1.82M workforce and $38B revenue in 2024
The Philippines is still the scale benchmark
IBPAP's industry overview points to a still-expanding IT-BPM labour base, which is why the Philippines remains the default comparison market for recurring support roles.[1]
$59B and 2.5M workers targeted by 2028
Philippines growth is still being planned forward aggressively
IBPAP's Roadmap 2028 reinforces that the Philippines is not only large today but still being positioned as a long-term growth market for global services.[2]
150K workforce in 2024; 500K jobs targeted by 2030
South Africa is scaling from a smaller but faster-growing base
BPESA's sector growth targets show why South Africa increasingly appears in offshore staffing shortlists, especially when buyers want quality and overlap more than maximum scale.[3][4]
31.4% official unemployment rate in Q4 2025
South Africa still has a deep labour reserve
Statistics South Africa's QLFS provides context for the country's talent availability even as the best service-ready candidates become more contested.[5]

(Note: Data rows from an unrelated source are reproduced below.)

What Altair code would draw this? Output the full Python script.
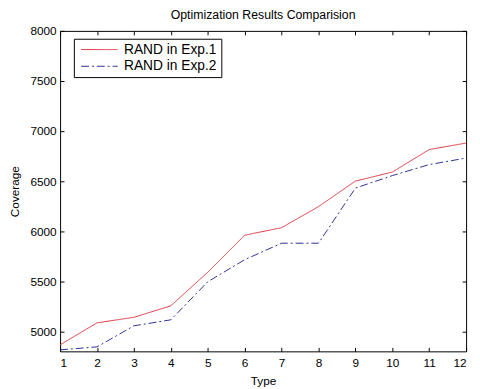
import altair as alt
import pandas as pd

types = list(range(1, 13))
exp1 = [4865, 5085, 5140, 5255, 5590, 5960, 6035, 6245, 6500, 6590, 6815, 6880]
exp2 = [4815, 4845, 5055, 5115, 5495, 5715, 5880, 5880, 6430, 6555, 6665, 6730]
series_names = ["RAND in Exp.1", "RAND in Exp.2"]
x_ticks = types
y_ticks = [5000, 5500, 6000, 6500, 7000, 7500, 8000]

rows = []
for t, a, b in zip(types, exp1, exp2):
    rows.append({"Type": t, "Coverage": a, "Series": series_names[0]})
    rows.append({"Type": t, "Coverage": b, "Series": series_names[1]})
df = pd.DataFrame(rows)

FONT = "Liberation Sans"
xscale = alt.Scale(domain=[1, 12], nice=False, zero=False)
yscale = alt.Scale(domain=[4800, 8000], nice=False, zero=False)

common_axis = dict(domain=False, grid=False, tickColor="black", tickSize=4, offset=-4,
                   labelFont=FONT, labelFontSize=12, labelColor="black",
                   titleFont=FONT, titleFontSize=12, titleFontWeight="normal", titleColor="black")

legend_opts = dict(title=None, orient="none", legendX=14, legendY=8,
                   strokeColor="black", fillColor="white", padding=4,
                   symbolType="M-0.6,0H5.6", symbolSize=144, symbolStrokeWidth=1,
                   labelFont=FONT, labelFontSize=14, labelColor="black",
                   rowPadding=3, labelOffset=33, cornerRadius=0)

base = alt.Chart(df)

lines = base.mark_line(strokeWidth=1).encode(
    x=alt.X("Type:Q", scale=xscale,
            axis=alt.Axis(values=x_ticks, title="Type", labelPadding=6, titlePadding=8,
                          format="d", **common_axis)),
    y=alt.Y("Coverage:Q", scale=yscale,
            axis=alt.Axis(values=y_ticks, title="Coverage", labelPadding=4, titlePadding=9,
                          format="d", **common_axis)),
    color=alt.Color("Series:N",
                    scale=alt.Scale(domain=series_names, range=["#d8343e", "#2c3190"]),
                    legend=alt.Legend(**legend_opts)),
    strokeDash=alt.StrokeDash("Series:N",
                              scale=alt.Scale(domain=series_names, range=[[1, 0], [8, 3, 2, 3]]),
                              legend=alt.Legend(**legend_opts)),
)

mirror_axis = dict(domain=False, grid=False, tickColor="black", tickSize=4, offset=-4,
                   labels=False, title=None)

mirror = base.mark_line(opacity=0).encode(
    x=alt.X("Type:Q", scale=xscale, axis=alt.Axis(values=x_ticks, orient="top", **mirror_axis)),
    y=alt.Y("Coverage:Q", scale=yscale, axis=alt.Axis(values=y_ticks, orient="right", **mirror_axis)),
    detail="Series:N",
)

chart = alt.layer(mirror, lines).resolve_axis(x="independent", y="independent").properties(
    width=413, height=326,
    autosize=alt.AutoSizeParams(type="none"),
    padding={"left": 53, "top": 20, "right": 6, "bottom": 35},
    title=alt.TitleParams("Optimization Results Comparision", font=FONT, fontSize=12.5,
                          fontWeight="normal", color="black", offset=4),
    background="white",
).configure_view(stroke="black", strokeWidth=1)

chart.save("out.html", embed_options={"renderer": "svg", "actions": False})
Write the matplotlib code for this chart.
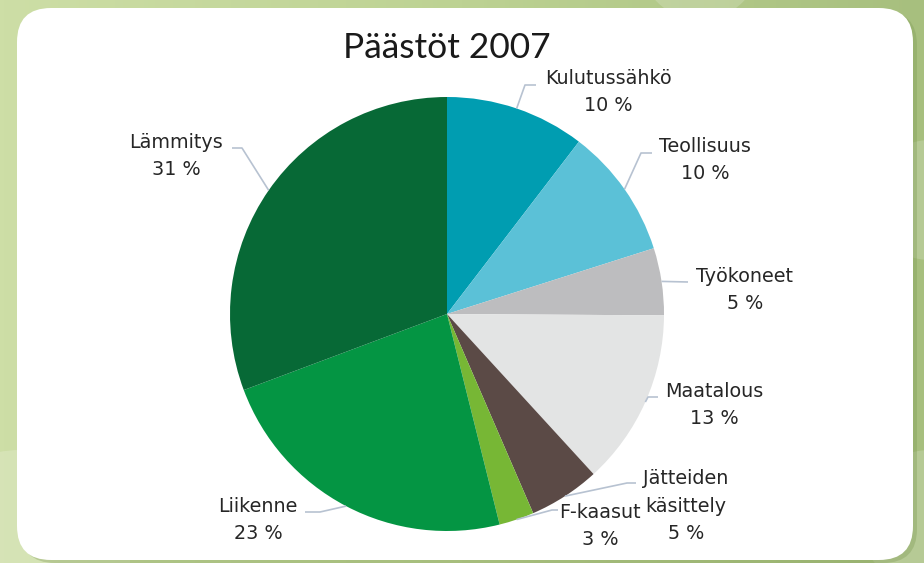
import numpy as np
import matplotlib
matplotlib.use("Agg")
import matplotlib.pyplot as plt
from matplotlib.patches import FancyBboxPatch, Circle
from matplotlib.colors import LinearSegmentedColormap

# data (share of emissions, %)
categories = ["Kulutussähkö", "Teollisuus", "Työkoneet", "Maatalous",
              "Jätteiden\nkäsittely", "F-kaasut", "Liikenne", "Lämmitys"]
shares = [10.4, 9.7, 5.0, 13.1, 5.3, 2.6, 23.2, 30.7]
colors = ["#009DB1", "#5BC1D7", "#BDBDBF", "#E3E4E4",
          "#5B4A46", "#77B735", "#049543", "#076936"]
title = "Päästöt 2007"

W, H = 924, 563
cx, cy, R = 447, 314, 217   # pie centre / radius in px (y from top)

# label layout: text centre (px from top) and elbow of the leader line
label_pos = [(608, 92), (705, 160), (745, 290), (714, 405),
             (686, 506), (600, 526), (258, 520), (176, 156)]
elbows = [[(525, 85), (536, 85)], [(641, 153), (652, 153)],
          [(688, 282)], [(648, 397), (658, 397)],
          [(627, 483), (636, 483)], [(552, 510), (558, 510)],
          [(320, 512), (305, 512)], [(242, 148), (232, 148)]]


def ty(y):
    return H - y


fig = plt.figure(figsize=(W / 100, H / 100), dpi=100)
ax = fig.add_axes([0, 0, 1, 1])

# green background with soft gradient
bg = LinearSegmentedColormap.from_list("bg", ["#CDDEA6", "#BDD293", "#A7BF7E"])
ax.imshow(np.linspace(0, 1, 256)[None, :], cmap=bg, aspect="auto",
          extent=[0, W, 0, H], zorder=0)
for (x, y, r) in [(20, 560, 110), (930, 200, 60), (930, 520, 70), (700, -40, 60)]:
    ax.add_patch(Circle((x, ty(y)), r, color="white", alpha=0.18, lw=0, zorder=1))

# card
ax.add_patch(FancyBboxPatch((21, ty(563)), 896, 552,
                            boxstyle="round,pad=0,rounding_size=34",
                            fc="#7E9A55", ec="none", alpha=0.35, zorder=2))
ax.add_patch(FancyBboxPatch((17, ty(560)), 896, 552,
                            boxstyle="round,pad=0,rounding_size=34",
                            fc="white", ec="none", zorder=3))

wedges, _ = ax.pie(shares, colors=colors, startangle=90, counterclock=False,
                   center=(cx, ty(cy)), radius=R,
                   wedgeprops=dict(linewidth=0))
for w in wedges:
    w.set_zorder(4)

for w, name, val, (lx, ly), elb in zip(wedges, categories, shares, label_pos, elbows):
    mid = np.deg2rad((w.theta1 + w.theta2) / 2)
    pts = [(cx + R * np.cos(mid), ty(cy) + R * np.sin(mid))]
    pts += [(x, ty(y)) for x, y in elb]
    xs, ys = zip(*pts)
    ax.plot(xs, ys, color="#B7C2D1", lw=1.2, zorder=5, solid_capstyle="butt")
    ax.text(lx, ty(ly), f"{name}\n{round(val):d} %", ha="center", va="center",
            fontsize=13.8, color="#262626", linespacing=1.55, zorder=6,
            family="DejaVu Sans")

ax.text(cx, ty(48), title, ha="center", va="center", fontsize=25.5,
        family="Lato", color="#1A1A1A", zorder=6)

ax.set_xlim(0, W)
ax.set_ylim(0, H)
ax.set_aspect("equal")
ax.axis("off")

fig.savefig("out.png", dpi=100)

3.23M workers in admin and support services
Mexico is a real operations market, not a niche shortcut
Data Mexico shows a large formal base in administrative and support services, which is why Mexico stays relevant for nearshore workflows and bilingual needs.[6]
$74,260 executive-support median wage
Domestic U.S. support remains a much higher-cost benchmark
BLS administrative-support wage data is the clearest reminder that premium domestic support belongs in a different pricing conversation than offshore staffing.[8]